== Exercise brief ==
Write out the material exactly, with the pictures left out.

== Dataset extract ==
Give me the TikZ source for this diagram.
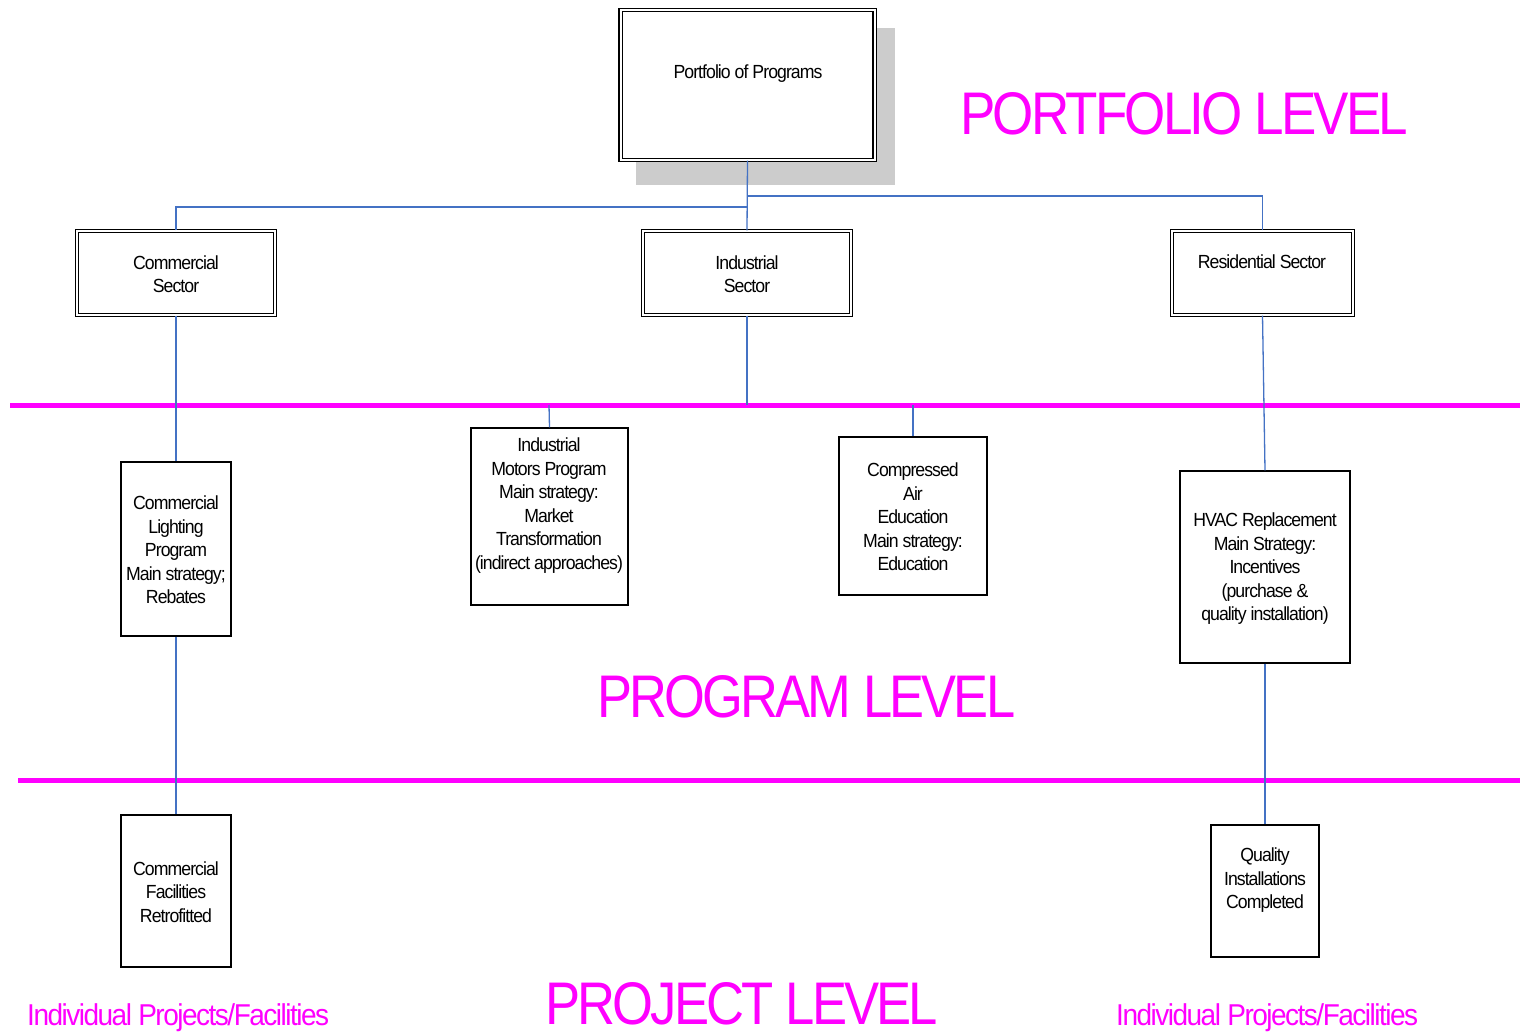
\documentclass[tikz,border=0pt]{standalone}
\usepackage{fontspec}
\setmainfont{Liberation Sans}[FakeStretch=0.93,LetterSpace=-5]
\usepackage{graphicx}
\definecolor{mag}{HTML}{FF00FF}
\definecolor{connblue}{HTML}{4472C4}
\definecolor{shadowgray}{HTML}{CCCCCC}
\begin{document}
\begin{tikzpicture}[x=1pt,y=-1pt,
  dbox/.style={draw=black, line width=1.1pt, double=white, double distance=2pt, fill=white, inner sep=0pt},
  sbox/.style={draw=black, line width=1.4pt, fill=white, inner sep=0pt},
  txt/.style={align=center, inner sep=0pt, font=\fontsize{19}{23.5}\selectfont},
  biglab/.style={text=mag, inner sep=0pt, anchor=base west},
  conn/.style={draw=connblue, line width=1.3pt},
  levelline/.style={draw=mag, line width=5pt}
]
\useasboundingbox (0,0) rectangle (1520,1032);

% shadow
\fill[shadowgray] (636,28) rectangle (895,185);

% level lines
\coordinate (L1a) at (10,405);
\coordinate (L1b) at (1520,405);
\coordinate (L2a) at (18,780);
\coordinate (L2b) at (1520,780);
\draw[levelline] (L1a) -- (L1b);
\draw[levelline] (L2a) -- (L2b);

% boxes
\node[dbox, minimum width=254pt, minimum height=150pt] (port) at (747.5,85) {};
\node[dbox, minimum width=198pt, minimum height=84pt] (com) at (176,273) {};
\node[dbox, minimum width=208pt, minimum height=84pt] (ind) at (747,273) {};
\node[dbox, minimum width=181pt, minimum height=84pt] (res) at (1262.5,273) {};

\node[sbox, minimum width=110pt, minimum height=174pt] (cl) at (176,549) {};
\node[sbox, minimum width=157pt, minimum height=177pt] (im) at (549.5,516.5) {};
\node[sbox, minimum width=148pt, minimum height=158pt] (ca) at (913,516) {};
\node[sbox, minimum width=170pt, minimum height=192pt] (hvac) at (1265,567) {};
\node[sbox, minimum width=110pt, minimum height=152pt] (cf) at (176,891) {};
\node[sbox, minimum width=108pt, minimum height=132pt] (qual) at (1265,891) {};

% texts
\node[txt] (portT) at (748,74) {Portfolio of Programs};
\node[txt] (comT) at (176,274) {Commercial\\Sector};
\node[txt] (indT) at (747,274) {Industrial\\Sector};
\node[txt] (resT) at (1262,262) {Residential Sector};
\node[txt] (clT) at (176,550) {Commercial\\Lighting\\Program\\Main strategy;\\Rebates};
\node[txt] (imT) at (549,505.5) {Industrial\\Motors Program\\Main strategy:\\Market\\Transformation\\(indirect approaches)};
\node[txt] (caT) at (913,517) {Compressed\\Air\\Education\\Main strategy:\\Education};
\node[txt] (hvacT) at (1265,569) {HVAC Replacement\\Main Strategy:\\Incentives\\(purchase \&\\quality installation)};
\node[txt] (cfT) at (176,892) {Commercial\\Facilities\\Retrofitted};
\node[txt] (qualT) at (1265,880.5) {Quality\\Installations\\Completed};

% connectors
\coordinate (j1) at (747,207);
\coordinate (j2) at (747,196);
\coordinate (m1) at (747,405);
\coordinate (m2) at (549,405);
\coordinate (m3) at (913,405);
\draw[conn] (port.south) -- (ind.north);
\draw[conn] (com.north) |- (j1);
\draw[conn] (res.north) |- (j2);
\draw[conn] (com.south) -- (cl.north);
\draw[conn] (cl.south) -- (cf.north);
\draw[conn] (ind.south) -- (m1);
\draw[conn] (m2) -- (im.north);
\draw[conn] (m3) -- (ca.north);
\draw[conn] (res.south) -- (hvac.north);
\draw[conn] (hvac.south) -- (qual.north);

% level labels
\node[biglab] (pfl) at (960,135) {\resizebox{448pt}{42pt}{\fontsize{59}{60}\selectfont PORTFOLIO LEVEL}};
\node[biglab] (prl) at (597,717) {\resizebox{418pt}{42pt}{\fontsize{59}{60}\selectfont PROGRAM LEVEL}};
\node[biglab] (pjl) at (545,1024) {\resizebox{393pt}{42pt}{\fontsize{59}{60}\selectfont PROJECT LEVEL}};
\node[biglab] (ipl) at (27,1025) {\resizebox{302pt}{!}{\fontsize{28}{30}\selectfont Individual Projects/Facilities}};
\node[biglab] (ipr) at (1116,1025) {\resizebox{302pt}{!}{\fontsize{28}{30}\selectfont Individual Projects/Facilities}};
\end{tikzpicture}
\end{document}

== Result for this task ==
Give me the TikZ source for this diagram.
\documentclass[tikz,border=0pt]{standalone}
\usepackage{fontspec}
\setmainfont{Liberation Sans}[FakeStretch=0.93,LetterSpace=-5]
\usepackage{graphicx}
\definecolor{mag}{HTML}{FF00FF}
\definecolor{connblue}{HTML}{4472C4}
\definecolor{shadowgray}{HTML}{CCCCCC}
\begin{document}
\begin{tikzpicture}[x=1pt,y=-1pt,
  dbox/.style={draw=black, line width=1.1pt, double=white, double distance=2pt, fill=white, inner sep=0pt},
  sbox/.style={draw=black, line width=1.4pt, fill=white, inner sep=0pt},
  txt/.style={align=center, inner sep=0pt, font=\fontsize{19}{23.5}\selectfont},
  biglab/.style={text=mag, inner sep=0pt, anchor=base west},
  conn/.style={draw=connblue, line width=1.3pt},
  levelline/.style={draw=mag, line width=5pt}
]
\useasboundingbox (0,0) rectangle (1520,1032);

% shadow
\fill[shadowgray] (636,28) rectangle (895,185);

% level lines
\coordinate (L1a) at (10,405);
\coordinate (L1b) at (1520,405);
\coordinate (L2a) at (18,780);
\coordinate (L2b) at (1520,780);
\draw[levelline] (L1a) -- (L1b);
\draw[levelline] (L2a) -- (L2b);

% boxes
\node[dbox, minimum width=254pt, minimum height=150pt] (port) at (747.5,85) {};
\node[dbox, minimum width=198pt, minimum height=84pt] (com) at (176,273) {};
\node[dbox, minimum width=208pt, minimum height=84pt] (ind) at (747,273) {};
\node[dbox, minimum width=181pt, minimum height=84pt] (res) at (1262.5,273) {};

\node[sbox, minimum width=110pt, minimum height=174pt] (cl) at (176,549) {};
\node[sbox, minimum width=157pt, minimum height=177pt] (im) at (549.5,516.5) {};
\node[sbox, minimum width=148pt, minimum height=158pt] (ca) at (913,516) {};
\node[sbox, minimum width=170pt, minimum height=192pt] (hvac) at (1265,567) {};
\node[sbox, minimum width=110pt, minimum height=152pt] (cf) at (176,891) {};
\node[sbox, minimum width=108pt, minimum height=132pt] (qual) at (1265,891) {};

% texts
\node[txt] (portT) at (748,74) {Portfolio of Programs};
\node[txt] (comT) at (176,274) {Commercial\\Sector};
\node[txt] (indT) at (747,274) {Industrial\\Sector};
\node[txt] (resT) at (1262,262) {Residential Sector};
\node[txt] (clT) at (176,550) {Commercial\\Lighting\\Program\\Main strategy;\\Rebates};
\node[txt] (imT) at (549,505.5) {Industrial\\Motors Program\\Main strategy:\\Market\\Transformation\\(indirect approaches)};
\node[txt] (caT) at (913,517) {Compressed\\Air\\Education\\Main strategy:\\Education};
\node[txt] (hvacT) at (1265,569) {HVAC Replacement\\Main Strategy:\\Incentives\\(purchase \&\\quality installation)};
\node[txt] (cfT) at (176,892) {Commercial\\Facilities\\Retrofitted};
\node[txt] (qualT) at (1265,880.5) {Quality\\Installations\\Completed};

% connectors
\coordinate (j1) at (747,207);
\coordinate (j2) at (747,196);
\coordinate (m1) at (747,405);
\coordinate (m2) at (549,405);
\coordinate (m3) at (913,405);
\draw[conn] (port.south) -- (ind.north);
\draw[conn] (com.north) |- (j1);
\draw[conn] (res.north) |- (j2);
\draw[conn] (com.south) -- (cl.north);
\draw[conn] (cl.south) -- (cf.north);
\draw[conn] (ind.south) -- (m1);
\draw[conn] (m2) -- (im.north);
\draw[conn] (m3) -- (ca.north);
\draw[conn] (res.south) -- (hvac.north);
\draw[conn] (hvac.south) -- (qual.north);

% level labels
\node[biglab] (pfl) at (960,135) {\resizebox{448pt}{42pt}{\fontsize{59}{60}\selectfont PORTFOLIO LEVEL}};
\node[biglab] (prl) at (597,717) {\resizebox{418pt}{42pt}{\fontsize{59}{60}\selectfont PROGRAM LEVEL}};
\node[biglab] (pjl) at (545,1024) {\resizebox{393pt}{42pt}{\fontsize{59}{60}\selectfont PROJECT LEVEL}};
\node[biglab] (ipl) at (27,1025) {\resizebox{302pt}{!}{\fontsize{28}{30}\selectfont Individual Projects/Facilities}};
\node[biglab] (ipr) at (1116,1025) {\resizebox{302pt}{!}{\fontsize{28}{30}\selectfont Individual Projects/Facilities}};
\end{tikzpicture}
\end{document}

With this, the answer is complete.